St. Paul, Minn. — Macalester College German Studies professor Brigetta (Britt) Abel has received a Digital Humanities Advancement Grant from the National Endowment for the Humanities (NEH) to create of a digital open-educational resource for German language and culture. The NEH recently announced $39.3 million in grants for 245 humanities projects across the country. Abel is also Director of Writing for the Jan Serie Center for Scholarship and Teaching.

This round of funding, NEH’s third and last for fiscal year 2017, will support vital research, education, and public programs in the humanities.

For her project, Abel and collaborator, Central College German professor Amy Young, will produce an alternative to traditional textbooks by developing an interactive and immersive environment for language and culture that makes use of videos and interviews with native and near-native German speakers.

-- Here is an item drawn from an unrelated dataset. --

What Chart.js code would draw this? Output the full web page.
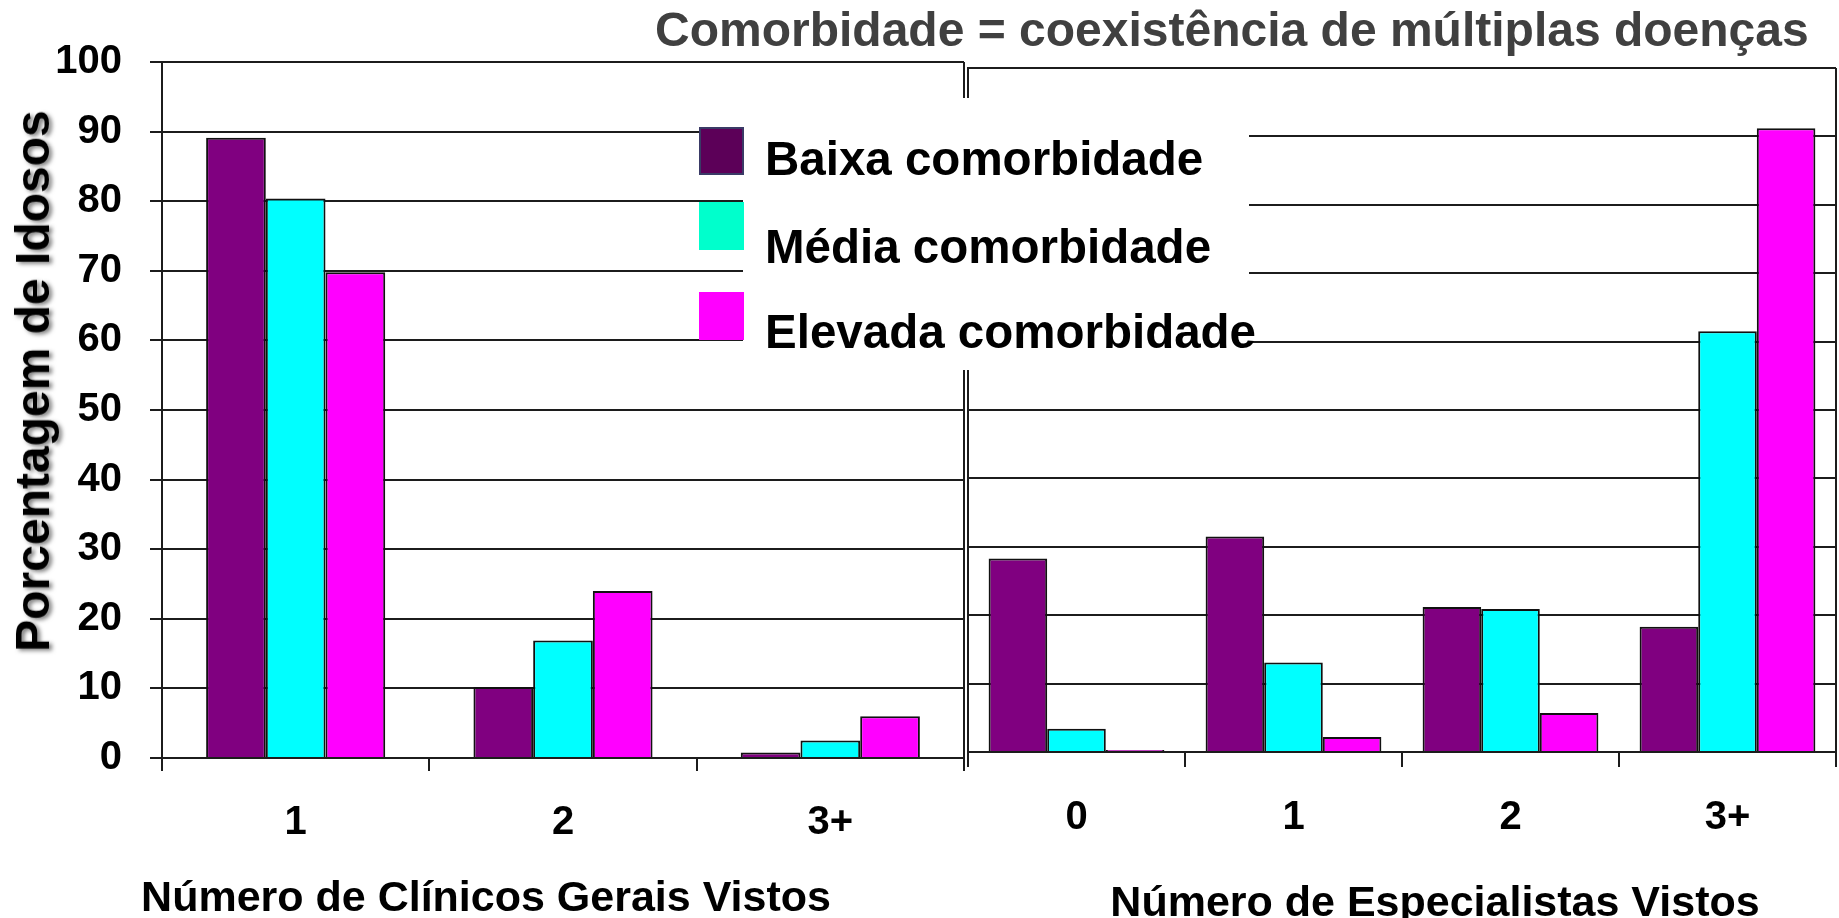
<!DOCTYPE html>
<html lang="pt-BR">
<head>
<meta charset="utf-8">
<title>Comorbidade</title>
<script src="https://cdn.jsdelivr.net/npm/chart.js@4"></script>
<style>
  html, body { margin:0; padding:0; background:#fff; }
  #wrap { position:relative; width:1839px; height:918px; overflow:hidden; font-family:"Liberation Sans", Arial, sans-serif; font-weight:700; }
  canvas { position:absolute; top:0; }
  #cv-clin { left:0; }
  #cv-esp  { left:900px; }
  .txt { position:absolute; white-space:nowrap; line-height:1; }
  #titulo { left:655px; top:6px; font-size:48px; color:#404040; }
  #ytit { left:33px; top:381px; font-size:48px; color:#000;
          transform:translate(-50%,-50%) rotate(-90deg);
          text-shadow:-2px 3px 4px rgba(0,0,0,.5); }
  #xtit-clin { left:486px; top:875px; font-size:43px; transform:translateX(-50%); }
  #xtit-esp  { left:1435px; top:880px; font-size:43px; transform:translateX(-50%); }
  #legenda-bg { position:absolute; left:743px; top:98px; width:506px; height:272px; background:#fff; }
  .sw { position:absolute; left:699px; width:45px; height:48px; box-sizing:border-box; }
  .lg { position:absolute; left:765px; font-size:47.5px; color:#000; white-space:nowrap; line-height:1; }
</style>
</head>
<body>
<div id="wrap">
  <canvas id="cv-clin" width="970" height="918"></canvas>
  <canvas id="cv-esp" width="939" height="918"></canvas>

  <div id="titulo" class="txt">Comorbidade = coexistência de múltiplas doenças</div>
  <div id="ytit" class="txt">Porcentagem de Idosos</div>
  <div id="xtit-clin" class="txt">Número de Clínicos Gerais Vistos</div>
  <div id="xtit-esp" class="txt">Número de Especialistas Vistos</div>

  <div id="legenda-bg"></div>
  <div id="legenda"></div>
</div>

<script>
/* ==========================================================
   Comorbidade — clínicos gerais x especialistas vistos
   ========================================================== */

// séries (% de idosos)
const series = ['Baixa comorbidade', 'Média comorbidade', 'Elevada comorbidade'];

const clinicosLabels = ['1', '2', '3+'];
const baixaClinicos   = [89.1, 10.2, 0.8];
const mediaClinicos   = [80.4, 16.9, 2.5];
const elevadaClinicos = [69.8, 24.0, 6.0];

const especLabels = ['0', '1', '2', '3+'];
const baixaEspec   = [28.3, 31.5, 21.2, 18.3];
const mediaEspec   = [3.4, 13.1, 20.9, 61.5];
const elevadaEspec = [0.3, 2.2, 5.7, 91.2];

// cores
const barColors    = ['#800080', '#00ffff', '#ff00ff'];
const swatchColors = ['#5c0058', '#00ffcc', '#ff00ff'];
const LINE = '#1c1c1c';

/* ============== Defaults ============== */
Chart.defaults.font.family = '"Liberation Sans", Arial, sans-serif';
Chart.defaults.font.weight = 'bold';
Chart.defaults.font.size = 40;
Chart.defaults.color = '#000';

// borda direita da área do gráfico
const frame = {
  id: 'frame',
  afterDraw(chart){
    const { ctx, chartArea: a } = chart;
    ctx.save();
    ctx.strokeStyle = LINE;
    ctx.lineWidth = 2;
    ctx.beginPath();
    ctx.moveTo(a.right, a.top);
    ctx.lineTo(a.right, a.bottom);
    ctx.stroke();
    ctx.restore();
  }
};

function datasets(values, catPct){
  return values.map((data, i) => ({
    label: series[i],
    data,
    backgroundColor: barColors[i],
    borderColor: '#111',
    borderWidth: 2,
    borderSkipped: 'bottom',
    categoryPercentage: catPct,
    barPercentage: 1
  }));
}

function options({ pad, yWidth, xHeight, tickLen, xPad, yLabels }){
  return {
    responsive: false,
    animation: false,
    layout: { padding: pad },
    plugins: { legend: { display: false }, tooltip: { enabled: false } },
    scales: {
      x: {
        grid: { offset: true, drawOnChartArea: false, drawTicks: true, tickLength: tickLen, color: LINE, lineWidth: 2 },
        border: { display: true, color: LINE, width: 2 },
        ticks: { padding: xPad, maxRotation: 0 },
        afterFit: s => { s.height = xHeight; }
      },
      y: {
        min: 0, max: 100,
        ticks: { stepSize: 10, display: yLabels, padding: 28 },
        grid: { color: LINE, lineWidth: 2, drawTicks: yLabels, tickLength: 12 },
        border: { display: true, color: LINE, width: 2 },
        afterFit: s => { s.width = yWidth; }
      }
    }
  };
}

/* ============== Gráficos ============== */
new Chart(document.getElementById('cv-clin'), {
  type: 'bar',
  data: { labels: clinicosLabels, datasets: datasets([baixaClinicos, mediaClinicos, elevadaClinicos], 0.67) },
  options: options({ pad: { left: 0, top: 62, right: 6, bottom: 0 }, yWidth: 162, xHeight: 160, tickLen: 13, xPad: 28, yLabels: true }),
  plugins: [frame]
});

new Chart(document.getElementById('cv-esp'), {
  type: 'bar',
  data: { labels: especLabels, datasets: datasets([baixaEspec, mediaEspec, elevadaEspec], 0.81) },
  options: options({ pad: { left: 0, top: 68, right: 3, bottom: 0 }, yWidth: 68, xHeight: 166, tickLen: 15, xPad: 27, yLabels: false }),
  plugins: [frame]
});

/* ============== Legenda ============== */
const legTops  = [127, 202, 292];
const legBases = [175, 263, 348];
const leg = document.getElementById('legenda');
series.forEach((name, i) => {
  const sw = document.createElement('div');
  sw.className = 'sw';
  sw.style.top = legTops[i] + 'px';
  sw.style.background = swatchColors[i];
  if(i === 0) sw.style.border = '2px solid #3a3a66';
  leg.appendChild(sw);

  const t = document.createElement('div');
  t.className = 'lg';
  t.textContent = name;
  t.style.top = (legBases[i] - 0.8465 * 47.5) + 'px';
  leg.appendChild(t);
});
</script>
</body>
</html>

Ron Joslin, Macalester Research Librarian, DeWitt Wallace Library, will serve as the project’s Open Access and Technology Consultant.

“This grant will allow us to convene a Collaborative Working Group of German faculty and scholars to complete the Grenzenlos Deutsch (German without Borders) curriculum, which the two of us have been working on for the past year and a half,” said Abel.

“This open educational resource will be a free, online alternative to the traditional college textbook for German language and culture, and it will incorporate interactive activities and media directly into the curriculum. Because this resource will be available to students and instructors at no cost, it was crucial that we receive funding to support the completion of the project.”

The project has four major goals.

“First, it explores new technological tools that make it possible to develop an interactive, student-centered learning environment,” said Abel. “But an equally important goal is to employ more diverse voices and real-world contemporary perspectives in our curriculum. For that reason, we’ll include content areas on social and environmental sustainability, non-traditional families, and diverse expressions of ‘culture.'”

“We will also expand the bank of language-learner appropriate content that is publicly available by generating video and photo material and making it available online,” Abel continued. “Finally, we hope to address additional curricular challenges that we see in language instruction today, including the skyrocketing cost of language textbooks and the lack of interactivity with traditional print texts.”

The grant falls under the NEH category of “Digital Humanities Advancement.”

Created in 1965 as an independent federal agency, the National Endowment for the Humanities supports research and learning in history, literature, philosophy, and other areas of the humanities by funding selected, peer-reviewed proposals from around the nation. Additional information about the National Endowment for the Humanities and its grant programs is available at: www.neh.gov.